In 1872 came the tidal wave of oil operators, drillers, pumpers and torpedo men, the population rapidly increasing to 500 or more. The Connolly Brothers established a machine shop, and the Twohils opened another. W. J. Harshaw came after the oil discoveries and opened a general store. Woods & Markwell came in early. T. G. Campbell carried on business here for a number of years, and H. M. Caldwell and J. A. McKallip established a general store in 1877. In the fall of that year the decrease in oil production and the smallpox epidemic, which carried away five persons, almost depopulated the village and district. A small band of Indians continued to reside here for a number of years, and at intervals the fathers of the little tribe would revisit the settlements. The young Native men, many of whom were doubtless born in the area, frequently returned to hunt deer or panther. The borough was incorporated in 1901.

==Secret societies in the 19th century==
A lodge of the A.O. U. W. (Ancient Order of United Workmen) was organized in Martinsburg/Bruin in 1873. It was transferred to Petrolia in 1875. The Odd Fellows Lodge, Number 817, was instituted on January 8, 1873, the anniversary of the Battle of New Orleans. Their charter was soon after suspended. United Lodge, Number 127, A.O. U. W., was organized January 25, 1878, with thirty members, J. W. Waters being the first master workman. A hall was erected soon after by the lodge, where W.C. Black's store stood. Bruin Lodge, K. of H. (The Knights of Honor), was instituted March 22, 1878, with seventeen members. A small lodge room was subsequently erected. Thanksgiving Lodge, number 1193, I.O.G.T. (International Organisation of Good Templars), was organized March 15, 1878, and Campbell council of the R.T. of T. September 8, 1880. A local union of the E.A.U. was organized and retained its charter for some time, though meetings were seldom held. The Jr. O.U.A.M. (Junior Order United American Mechanics) was a later organization, and claimed a large membership.

==Demographics==

The population was 423 at the 2020 census.

As of the 2000 census, there were 534 people, 204 households, and 151 families residing in the borough. The population density was 308.8 PD/sqmi. There were 228 housing units at an average density of 131.8 /sqmi. The racial makeup of the borough was 98.69% White, and 1.31% from two or more races. Hispanic or Latino of any race were 0.56% of the population.

There were 204 households, out of which 37.3% had children under the age of 18 living with them, 63.2% were married couples living together, 7.4% had a female householder with no husband present, and 25.5% were non-families. 17.2% of all households were made up of individuals, and 8.8% had someone living alone who was 65 years of age or older. The average household size was 2.62 and the average family size was 2.97.

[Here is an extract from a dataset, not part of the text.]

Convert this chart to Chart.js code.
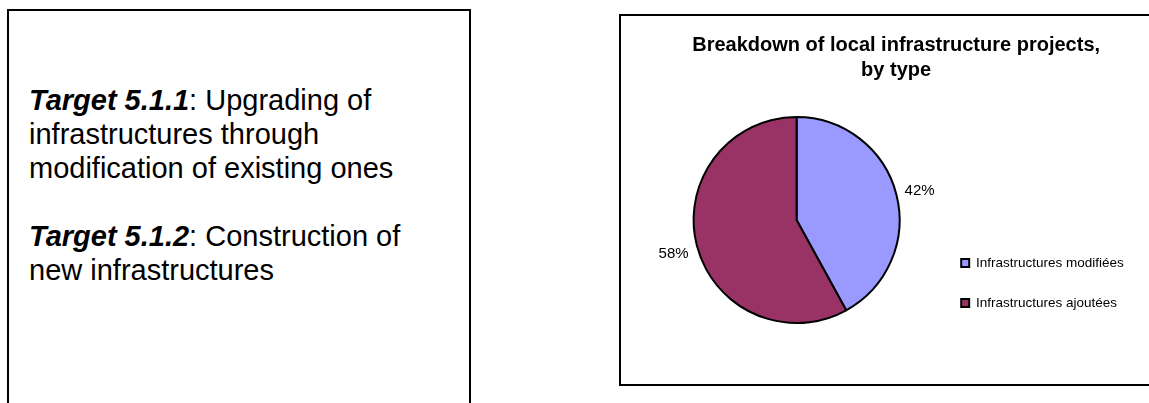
<!DOCTYPE html>
<html>
<head>
<meta charset="utf-8">
<script src="https://cdn.jsdelivr.net/npm/chart.js@4/dist/chart.umd.min.js"></script>
<style>
  html, body { margin: 0; padding: 0; background: #fff; overflow: hidden; }
  body { width: 1149px; height: 403px; position: relative; font-family: 'Liberation Sans', Arial, sans-serif; }
  /* 왼쪽 텍스트 상자 */
  #targetBox {
    position: absolute; left: 7px; top: 9px; width: 464px; height: 500px;
    border: 2px solid #000; box-sizing: border-box;
    padding: 72px 40px 0 20px;
    font-size: 29px; line-height: 34px; color: #000;
  }
  #targetBox p { margin: 0 0 34px 0; }
  /* 오른쪽 차트 상자 */
  #chartBox {
    position: absolute; left: 619px; top: 14px; width: 600px; height: 372px;
    border: 2px solid #000; box-sizing: border-box;
  }
  #chartWrap { position: absolute; left: 0; top: 0; width: 528px; height: 368px; }
</style>
</head>
<body>
<div id="targetBox">
  <p><b><i>Target 5.1.1</i></b>: Upgrading of infrastructures through modification of existing ones</p>
  <p><b><i>Target 5.1.2</i></b>: Construction of new infrastructures</p>
</div>
<div id="chartBox">
  <div id="chartWrap"><canvas id="pieChart"></canvas></div>
</div>
<script>
// 차트 데이터
const categories = ['Infrastructures modifiées', 'Infrastructures ajoutées'];
const shares = [42, 58];
const sliceColors = ['#9999FF', '#993366'];
const titleLines = ['Breakdown of local infrastructure projects,', 'by type'];

Chart.defaults.font.family = "'Liberation Sans', Arial, sans-serif";
Chart.defaults.color = '#000';

// 조각 바깥쪽 퍼센트 라벨
const outsideLabels = {
  id: 'outsideLabels',
  afterDatasetsDraw(chart) {
    const { ctx } = chart;
    const meta = chart.getDatasetMeta(0);
    const total = shares.reduce((a, b) => a + b, 0);
    ctx.save();
    ctx.font = "15px 'Liberation Sans', Arial, sans-serif";
    ctx.fillStyle = '#000';
    ctx.textAlign = 'center';
    ctx.textBaseline = 'middle';
    meta.data.forEach((arc, i) => {
      const { x, y, startAngle, endAngle, outerRadius } = arc.getProps(
        ['x', 'y', 'startAngle', 'endAngle', 'outerRadius'], true);
      const mid = (startAngle + endAngle) / 2;
      const r = outerRadius + 24;
      const pct = Math.round((shares[i] / total) * 100) + '%';
      ctx.fillText(pct, x + Math.cos(mid) * r, y + Math.sin(mid) * r + 2);
    });
    ctx.restore();
  },
};

new Chart(document.getElementById('pieChart'), {
  type: 'pie',
  data: {
    labels: categories,
    datasets: [
      {
        data: shares,
        backgroundColor: sliceColors,
        borderColor: '#000',
        borderWidth: 2,
        radius: 103,
      },
    ],
  },
  options: {
    responsive: true,
    maintainAspectRatio: false,
    animation: false,
    layout: { padding: { left: 37.5, right: 15.25, top: 0, bottom: 47.75 } },
    plugins: {
      title: {
        display: true,
        text: titleLines,
        color: '#000',
        font: { size: 20, weight: 'bold', lineHeight: 1.25 },
        padding: { top: 16.5, bottom: 21.25 },
      },
      legend: {
        position: 'right',
        align: 'end',
        labels: {
          boxWidth: 8,
          boxHeight: 8,
          padding: 26.5,
          color: '#000',
          font: { size: 13.5 },
        },
      },
      tooltip: { enabled: false },
    },
  },
  plugins: [outsideLabels],
});
</script>
</body>
</html>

In the borough the population was spread out, with 26.4% under the age of 18, 8.4% from 18 to 24, 28.8% from 25 to 44, 22.8% from 45 to 64, and 13.5% who were 65 years of age or older. The median age was 39 years. For every 100 females there were 95.6 males. For every 100 females age 18 and over, there were 92.6 males.

The median income for a household in the borough was $29,554, and the median income for a family was $32,500. Males had a median income of $30,192 versus $20,000 for females. The per capita income for the borough was $13,136. About 13.1% of families and 12.9% of the population were below the poverty line, including 14.2% of those under age 18 and 14.6% of those age 65 or over.

Historical population
| Census | Pop. | Note | %± |
| 1910 | 539 |  | — |
| 1920 | 720 |  | 33.6% |
| 1930 | 622 |  | −13.6% |
| 1940 | 663 |  | 6.6% |
| 1950 | 717 |  | 8.1% |
| 1960 | 706 |  | −1.5% |
| 1970 | 673 |  | −4.7% |
| 1980 | 722 |  | 7.3% |
| 1990 | 646 |  | −10.5% |
| 2000 | 534 |  | −17.3% |
| 2010 | 524 |  | −1.9% |
| 2020 | 423 |  | −19.3% |
Sources:

==Economy==
As of 2017, the economy of Bruin employs 210 people. The largest industries in Bruin are Manufacturing (39 people), Retail Trade (33 people), and Other Services, Except Public Administration (23 people), and the highest paying industries are Manufacturing ($68,750), Educational Services ($54,063), and Administrative & Support & Waste Management Services ($45,625).

==Education==
The borough is served by Karns City Area School District.